2. Rewrite all HTTPS URLs once with url.insteadOf

Instead of editing every URL (handy for go mod, pip, Composer), rewrite the host globally at job start:

before_script:
  - git config --global url."https://gitlab-ci-token:${CI_JOB_TOKEN}@gitlab.com/".insteadOf "https://gitlab.com/"

Now any tool that calls Git for https://gitlab.com/... transparently gets the token. For Go modules also export GOPRIVATE and GONOSUMCHECK as appropriate:

variables:
  GOPRIVATE: gitlab.com/acme

3. Fix submodules with relative paths + strategy

Prefer relative submodule paths in .gitmodules so they inherit the parent’s credentials:

[submodule "shared-lib"]
  path = shared-lib
  url = ../shared-lib.git

Then let the runner clone them:

variables:
  GIT_SUBMODULE_STRATEGY: recursive
  GIT_SUBMODULE_FORCE_HTTPS: "true"

Relative URLs resolve against the parent project’s origin, so the job token GitLab already injected covers them — no hard-coded host.

4. Use a deploy token or PAT when the job token isn’t enough

For cross-group access or write operations, create a deploy token (Settings > Repository > Deploy tokens) and pass it as masked CI/CD variables:

before_script:
  - git config --global url."https://${DEPLOY_USER}:${DEPLOY_TOKEN}@gitlab.com/".insteadOf "https://gitlab.com/"

Prevention and Best Practices

  • Never hard-code https://gitlab.com/... in scripts, go.mod, or .gitmodules; use relative submodule URLs and a single url.insteadOf rewrite in before_script.
  • Always authenticate as gitlab-ci-token:${CI_JOB_TOKEN} for read access to sibling projects — it expires with the job, so nothing leaks.
  • Mask CI_JOB_TOKEN-derived values and never echo the raw token; use the ${VAR:+set} trick to confirm presence.
  • Set GIT_SUBMODULE_STRATEGY: recursive plus GIT_SUBMODULE_FORCE_HTTPS: "true" rather than fighting SSH key distribution in CI.
  • The free incident assistant can turn a clone-failure log into a likely-cause-and-fix suggestion. More patterns live in the GitLab CI/CD guides.
  • remote: You are not allowed to download code from this project — once you do send the job token, a 403 means the source project hasn’t allowlisted yours under Token Access. That is the next error you hit after fixing this one.
  • Invalid CI config — a malformed before_script rewrite can break config parsing; see the Invalid CI config guide.
  • Host key verification failed — the SSH equivalent when you clone over git@ instead of HTTPS.
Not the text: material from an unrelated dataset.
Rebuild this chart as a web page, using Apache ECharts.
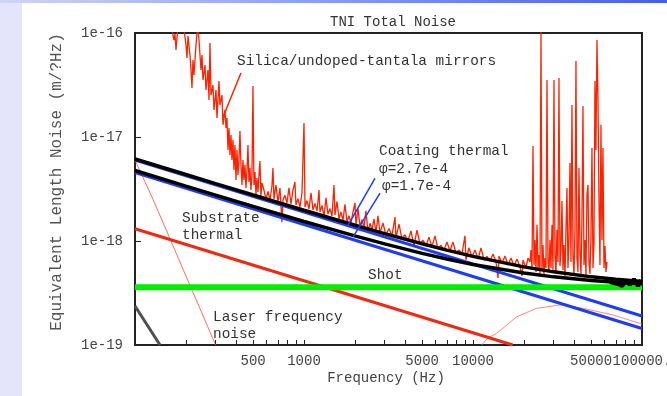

Frequently Asked Questions

Why does the main project clone but my second git clone fails?

GitLab injects CI_JOB_TOKEN only for the project that owns the pipeline. Any additional repo you clone is a plain, unauthenticated request unless you embed credentials yourself.

Is it safe to put CI_JOB_TOKEN in the clone URL?

Yes — it is the documented pattern. The token is short-lived (valid only for that job) and GitLab masks it in logs. Do not echo it or write it to a file that becomes an artifact.

Why does go mod download fail even though my own git clone works?

Go shells out to Git for https://gitlab.com/... and never sees your one-off URL. Use url.insteadOf so every Git invocation gets the token, and set GOPRIVATE so Go skips the public proxy and checksum database.

Should I use a deploy token instead of the job token?

Use the job token for read-only access to projects in the same scope — it is automatic and self-expiring. Reach for a deploy token or Project Access Token only when you need cross-group access, write access, or a credential that outlives the job.